— START —

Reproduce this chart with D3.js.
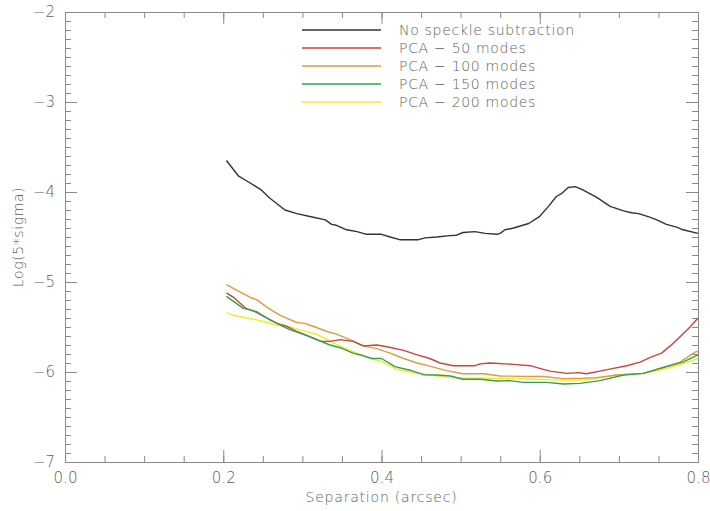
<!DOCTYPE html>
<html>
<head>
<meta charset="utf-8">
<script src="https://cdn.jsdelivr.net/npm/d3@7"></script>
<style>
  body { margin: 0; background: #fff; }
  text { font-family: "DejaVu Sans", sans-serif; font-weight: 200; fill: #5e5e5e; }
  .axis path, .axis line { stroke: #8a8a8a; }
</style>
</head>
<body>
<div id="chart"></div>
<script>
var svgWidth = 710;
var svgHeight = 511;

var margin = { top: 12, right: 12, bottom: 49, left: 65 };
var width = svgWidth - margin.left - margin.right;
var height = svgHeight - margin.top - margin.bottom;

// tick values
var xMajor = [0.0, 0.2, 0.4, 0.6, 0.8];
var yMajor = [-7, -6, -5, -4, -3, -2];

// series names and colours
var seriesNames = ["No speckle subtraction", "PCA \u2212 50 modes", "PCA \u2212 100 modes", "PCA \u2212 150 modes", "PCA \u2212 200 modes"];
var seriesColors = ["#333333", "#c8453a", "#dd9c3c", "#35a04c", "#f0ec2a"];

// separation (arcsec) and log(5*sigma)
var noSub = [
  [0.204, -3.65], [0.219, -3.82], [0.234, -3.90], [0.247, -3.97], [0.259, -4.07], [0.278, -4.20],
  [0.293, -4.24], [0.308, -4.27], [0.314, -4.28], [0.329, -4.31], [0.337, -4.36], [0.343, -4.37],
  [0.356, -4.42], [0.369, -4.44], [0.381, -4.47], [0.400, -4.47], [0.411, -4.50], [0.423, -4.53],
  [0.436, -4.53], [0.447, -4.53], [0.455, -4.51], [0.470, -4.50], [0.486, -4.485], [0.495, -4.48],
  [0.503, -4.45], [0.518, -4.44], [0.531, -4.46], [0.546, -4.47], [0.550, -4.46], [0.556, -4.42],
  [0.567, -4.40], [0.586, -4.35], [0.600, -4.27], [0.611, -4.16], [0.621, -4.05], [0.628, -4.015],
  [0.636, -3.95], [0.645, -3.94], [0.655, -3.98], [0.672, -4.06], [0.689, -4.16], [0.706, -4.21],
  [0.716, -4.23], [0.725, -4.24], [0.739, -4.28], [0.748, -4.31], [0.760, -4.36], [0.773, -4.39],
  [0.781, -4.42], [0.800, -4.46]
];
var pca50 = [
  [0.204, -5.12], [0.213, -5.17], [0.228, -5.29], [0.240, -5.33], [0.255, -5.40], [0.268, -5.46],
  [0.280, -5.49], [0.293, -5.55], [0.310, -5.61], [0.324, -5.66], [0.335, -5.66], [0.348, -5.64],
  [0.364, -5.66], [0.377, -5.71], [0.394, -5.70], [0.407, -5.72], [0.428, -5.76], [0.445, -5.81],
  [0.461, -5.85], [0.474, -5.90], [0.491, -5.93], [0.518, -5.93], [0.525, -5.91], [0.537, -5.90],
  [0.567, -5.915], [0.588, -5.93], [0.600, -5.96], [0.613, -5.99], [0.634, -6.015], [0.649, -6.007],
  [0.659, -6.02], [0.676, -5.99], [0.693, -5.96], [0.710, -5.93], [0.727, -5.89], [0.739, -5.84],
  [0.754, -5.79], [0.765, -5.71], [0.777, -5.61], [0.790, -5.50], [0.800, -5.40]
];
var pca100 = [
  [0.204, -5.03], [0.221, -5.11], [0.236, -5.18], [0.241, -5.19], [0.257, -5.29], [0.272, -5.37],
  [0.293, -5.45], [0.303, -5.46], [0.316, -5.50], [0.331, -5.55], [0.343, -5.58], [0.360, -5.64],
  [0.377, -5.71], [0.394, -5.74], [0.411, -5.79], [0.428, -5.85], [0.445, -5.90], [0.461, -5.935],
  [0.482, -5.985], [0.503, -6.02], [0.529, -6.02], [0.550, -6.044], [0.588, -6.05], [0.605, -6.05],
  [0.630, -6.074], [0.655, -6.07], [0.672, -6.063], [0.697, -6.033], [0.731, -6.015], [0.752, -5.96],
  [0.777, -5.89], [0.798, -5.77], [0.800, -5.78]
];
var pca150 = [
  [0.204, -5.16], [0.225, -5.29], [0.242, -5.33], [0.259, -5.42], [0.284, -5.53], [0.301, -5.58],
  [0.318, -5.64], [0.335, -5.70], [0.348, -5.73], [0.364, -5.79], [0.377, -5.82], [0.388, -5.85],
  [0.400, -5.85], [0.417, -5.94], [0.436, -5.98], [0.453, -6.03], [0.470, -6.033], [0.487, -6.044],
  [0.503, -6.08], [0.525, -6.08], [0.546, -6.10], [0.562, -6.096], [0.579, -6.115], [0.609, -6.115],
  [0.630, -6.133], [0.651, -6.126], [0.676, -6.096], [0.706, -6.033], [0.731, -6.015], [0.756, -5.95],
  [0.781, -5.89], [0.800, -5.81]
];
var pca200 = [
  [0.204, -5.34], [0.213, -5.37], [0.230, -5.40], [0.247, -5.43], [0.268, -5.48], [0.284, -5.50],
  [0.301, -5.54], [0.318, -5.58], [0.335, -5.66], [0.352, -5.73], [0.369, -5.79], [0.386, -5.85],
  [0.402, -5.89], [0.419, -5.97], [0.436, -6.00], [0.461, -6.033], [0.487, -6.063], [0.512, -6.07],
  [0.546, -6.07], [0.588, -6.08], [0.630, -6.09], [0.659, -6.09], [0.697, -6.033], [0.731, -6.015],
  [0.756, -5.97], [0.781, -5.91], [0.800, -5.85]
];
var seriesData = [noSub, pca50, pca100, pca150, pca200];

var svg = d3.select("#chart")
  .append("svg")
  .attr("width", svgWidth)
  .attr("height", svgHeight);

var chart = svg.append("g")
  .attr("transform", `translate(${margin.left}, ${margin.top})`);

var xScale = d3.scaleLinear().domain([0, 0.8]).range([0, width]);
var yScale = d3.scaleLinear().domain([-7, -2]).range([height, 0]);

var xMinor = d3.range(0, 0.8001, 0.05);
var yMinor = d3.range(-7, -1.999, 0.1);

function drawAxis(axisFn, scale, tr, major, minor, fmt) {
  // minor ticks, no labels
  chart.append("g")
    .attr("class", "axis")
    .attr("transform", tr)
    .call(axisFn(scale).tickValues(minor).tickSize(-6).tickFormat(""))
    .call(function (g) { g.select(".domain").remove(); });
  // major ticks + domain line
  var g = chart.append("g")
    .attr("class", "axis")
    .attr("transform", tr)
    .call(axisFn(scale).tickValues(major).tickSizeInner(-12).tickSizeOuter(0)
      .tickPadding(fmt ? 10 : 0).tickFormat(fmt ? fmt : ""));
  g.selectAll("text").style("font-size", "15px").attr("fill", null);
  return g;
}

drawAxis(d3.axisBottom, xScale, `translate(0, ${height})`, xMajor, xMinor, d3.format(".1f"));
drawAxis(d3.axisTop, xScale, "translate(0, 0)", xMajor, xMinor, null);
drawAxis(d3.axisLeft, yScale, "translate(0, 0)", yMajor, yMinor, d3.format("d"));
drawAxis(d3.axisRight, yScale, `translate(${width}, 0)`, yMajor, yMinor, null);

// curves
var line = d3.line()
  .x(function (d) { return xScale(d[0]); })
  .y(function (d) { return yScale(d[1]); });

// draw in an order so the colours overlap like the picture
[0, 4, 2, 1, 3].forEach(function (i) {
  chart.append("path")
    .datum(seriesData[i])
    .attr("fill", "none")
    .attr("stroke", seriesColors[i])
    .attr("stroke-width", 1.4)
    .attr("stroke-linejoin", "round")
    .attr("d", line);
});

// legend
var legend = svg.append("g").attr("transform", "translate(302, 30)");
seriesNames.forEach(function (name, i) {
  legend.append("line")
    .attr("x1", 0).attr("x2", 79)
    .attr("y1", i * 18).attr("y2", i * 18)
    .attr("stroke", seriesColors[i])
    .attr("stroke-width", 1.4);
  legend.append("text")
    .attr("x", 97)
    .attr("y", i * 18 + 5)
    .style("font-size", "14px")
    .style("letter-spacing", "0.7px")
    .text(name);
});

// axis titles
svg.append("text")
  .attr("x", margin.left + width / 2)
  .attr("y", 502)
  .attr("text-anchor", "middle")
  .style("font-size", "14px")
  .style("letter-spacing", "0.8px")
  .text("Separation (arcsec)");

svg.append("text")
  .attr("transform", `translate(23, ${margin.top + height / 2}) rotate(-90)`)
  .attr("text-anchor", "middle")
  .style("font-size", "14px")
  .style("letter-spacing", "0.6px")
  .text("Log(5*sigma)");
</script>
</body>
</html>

— END —

Leave out the pictures and repeat the lines from the start of the material through the line with "var height = svgHeight", inclusive.

RESPONSE TO THIS EXERCISE –
Reproduce this chart with D3.js.
<!DOCTYPE html>
<html>
<head>
<meta charset="utf-8">
<script src="https://cdn.jsdelivr.net/npm/d3@7"></script>
<style>
  body { margin: 0; background: #fff; }
  text { font-family: "DejaVu Sans", sans-serif; font-weight: 200; fill: #5e5e5e; }
  .axis path, .axis line { stroke: #8a8a8a; }
</style>
</head>
<body>
<div id="chart"></div>
<script>
var svgWidth = 710;
var svgHeight = 511;

var margin = { top: 12, right: 12, bottom: 49, left: 65 };
var width = svgWidth - margin.left - margin.right;
var height = svgHeight - margin.top - margin.bottom;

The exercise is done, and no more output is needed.